# No friends, social circle to share time with (late 20s)



## Wrong Galaxy (Aug 13, 2010)

I want to go to this concert, go to travel but thing is I have no one to share it with. I mostly do stuff solo, alone, lonely. I have zero or should I say negative social, convo skills. I have no/null zero friends, no social circle, no social life. 

I'm basically a hermit. 

This life sucks. I long for companionship, friendship but I'm incapable of doing it because of this severe anxiety disorder. :frown2:


----------



## Kevin001 (Jan 2, 2015)

I know the feels, I don't have any irl friends to hangout with.


----------



## SwanseaGuy (Jan 12, 2017)

Snap! 

I've had lots of jobs and it seems like I make friends when at the job, but lose them as soon as I leave. Not real friends - just convenient ones I think...


----------



## firestar (Jun 27, 2009)

Same here.


----------



## girlyone1 (Jan 20, 2012)

CardiffDude said:


> Snap!
> 
> I've had lots of jobs and it seems like I make friends when at the job, but lose them as soon as I leave. Not real friends - just convenient ones I think...


Yea same here. I don't even feel bad anymore. I use to beat myself up for not having friends but honestly I like keeping to myself. If you can find a friend to hang out with every now and then....I think you will be ok.

I realize a lot of people don't like doing the same things. I met a girl at work and we clicked but when it came to hanging out she wanted to do things I really didn't want to do.....but we do talk on the phone and text sometimes.


----------



## ihatehunks (Jan 27, 2017)

im a hermit as well. 

ive been to one concert and i went there alone. it wasnt bad. i got a decent seat but some guy sat next to me and he smelled. that's the drawback of going to events alone. you never know who will end up sitting next to you.


----------



## izzobaby (Jun 22, 2015)

Totally feel your pain OP, I'm sitting at my house on Friday night alone  
I guess we can't be hard on ourselves, were not bad people, just haven't had the chance to meet others on the same wave length.

I think exercise, gym, classes, courses are good to kill time, not a guaranteed way to find new friends, but you never know.
Hope things get better for you and others stuck in same position...including myself.


----------



## Wrong Galaxy (Aug 13, 2010)

It's crazy how many people are in this world, and I'm all here all alone. No social life whatsoever. I can't hold and sustain a conversation. I'm such a social retard.


----------



## Moxi (Nov 24, 2015)

I'm in the same position. There's a couple movies I'd like to see this weekend, but I don't have anyone to invite. At my age, I don't feel there are many options left to socialize.
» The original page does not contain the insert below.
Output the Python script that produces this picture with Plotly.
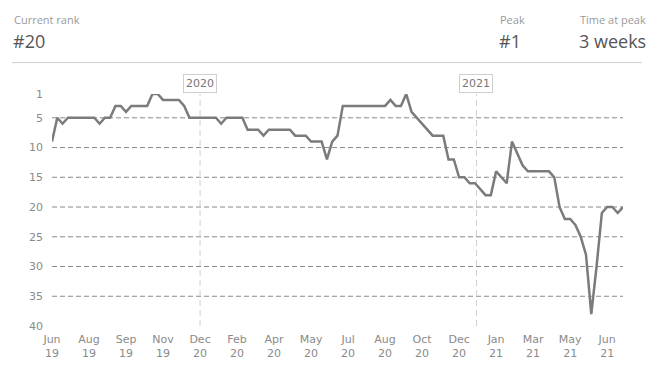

I work around a handful of other women, so I can't rely on work to introduce me to new people. Until I get a new job, and I can't prioritize socializing over feeding myself and developing a new career, they're all I've got. And people are very afraid lately because our store manager (who I liked, but am not really on "hanging out" terms with) was fired by the store owner, who's an absolute head case, and others might be leaving over it.

I'm too old for school and don't have money to throw at "just because" courses. I have to replace **** around the apartment that's broken even right now, like my router that just gave up on itself one morning. Woke up to it not even able to power on. Even if I do go back, it'll be mostly younger people.

I've tried a couple meet-ups, but I feel like they're very high-risk, low-reward for people like me. You need to set aside a chunk of time and money to get there in the first place, and then try to find a conversation where you can slip in without making things awkward as an outsider. Chances are, no one's going to invite you in.

After that, you're playing the numbers game hoping some of these people will click with you and be willing to hang out on your own, too, so that you don't have to have a permanent block of your Saturday to go sit with 90% people you don't even like that much spending money on dining and drinks. Especially if it's ****ing Applebee's.

The Internet, because at least weirdo loners can band together? Good luck meeting anyone not looking for a girlfriend, and just finding a nice, stable companion who won't disappear two weeks later if they don't think you're attractive or available enough to compete with the others they're juggling. Women don't want to meet other women, and men only want to meet women they can bang.

That said, I'll go back to my MMO now.


----------



## teopap (May 12, 2013)

The same here. I start to forget how it is to interact with people. I am a hermit.
The only time I interact with a person is when I say "thank you" to the cashier in the grocery story. I don't have any friends irl. I'm too awkward around people, and they can notice it.


----------



## ljubo (Jul 26, 2015)

I am also incapable of doing it because of severe anxiety disorder. But the sad fact is that even if i did not have anxiety i would still be friendlies my whole life. I am just too ugly and too dumb to ever get liked by anyone.


----------